None of those scenes are inevitable. All of them are downstream of choices that get made over the next handful of years, mostly by people who are not in this conversation. The honest stewardship question is whether anyone in the room is actually thinking about those scenes. The answer, in most rooms most days, is no.

A closing word

I am sixty-six years old. I will not be on the receiving end of most of what we are about to ship. The people who will are the people we are supposed to be building for β€” the lonely, the confused, the poor, the addicted, the elderly, the grieving, the desperate, and the children who will grow up inside whatever environment we hand them.
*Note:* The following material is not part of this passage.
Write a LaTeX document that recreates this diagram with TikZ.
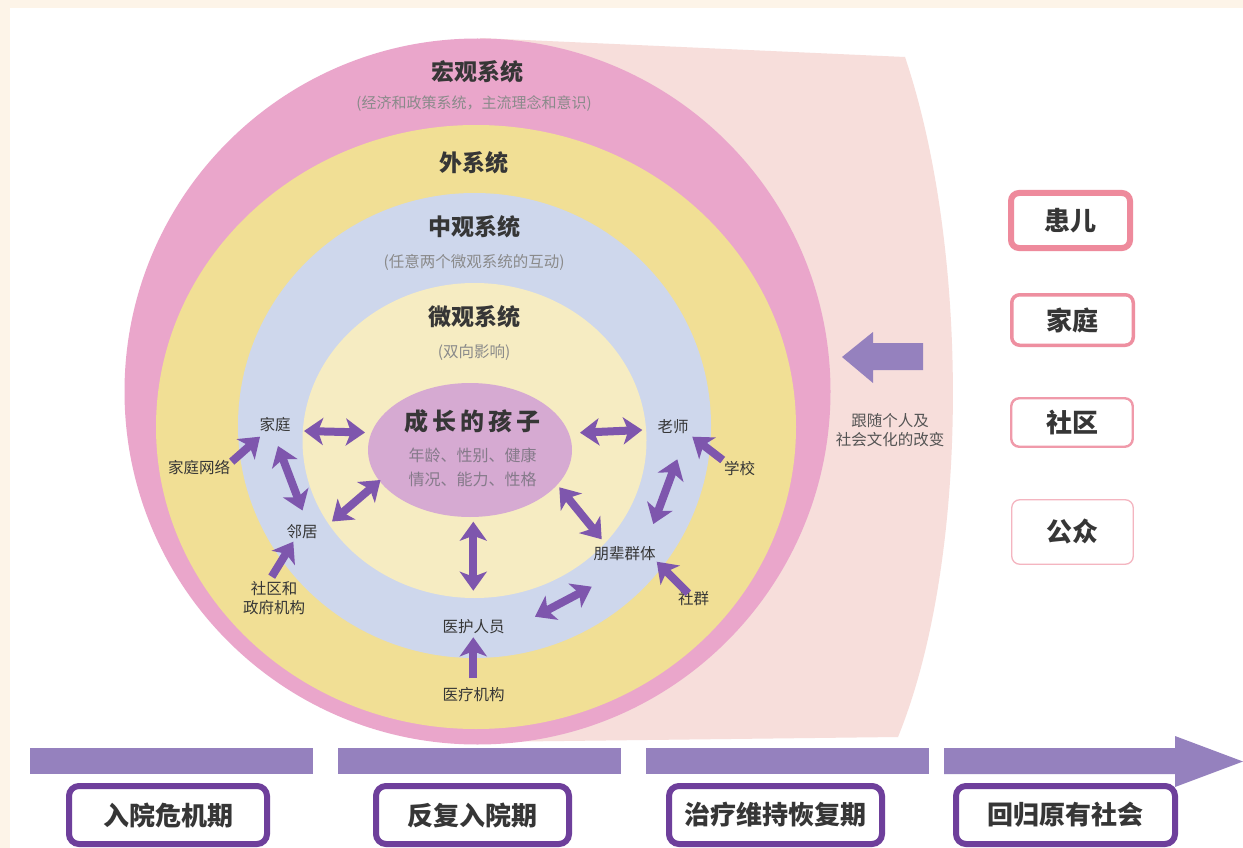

I am not arguing against AI. I am arguing that the people building it carry a responsibility older than the technology, and that the older word for that responsibility β€” stewardship β€” is the one that does the work. The frameworks in this series are how to operationalize it. The choice to actually use them is the part nobody can automate.

We will be remembered by who AI helped, who it ignored, and who it stepped over. Stewardship is the practice of caring how that turns out β€” and of writing down the commitments today that will look obvious to our grandchildren tomorrow.

Questions readers ask

Why use the word "stewardship" instead of "responsible AI"?

"Responsible AI" has become a category of compliance asset. Stewardship is older, harder to fake, and carries the idea that the thing being cared for outlives the caretaker. That second part is the part the AI conversation keeps losing.

Aren’t these commitments self-imposed and unenforceable?

For now, yes. Self-imposed commitments are how every regulated industry has begun β€” long before regulators arrived, the serious operators wrote down what they would not do. The serious operators are the ones the regulators end up modeling on.

Is this anti-progress?

No. Stewardship is what progress looks like when it intends to be inherited. The opposite of stewardship is not speed. It is amnesia about who will live under what we build.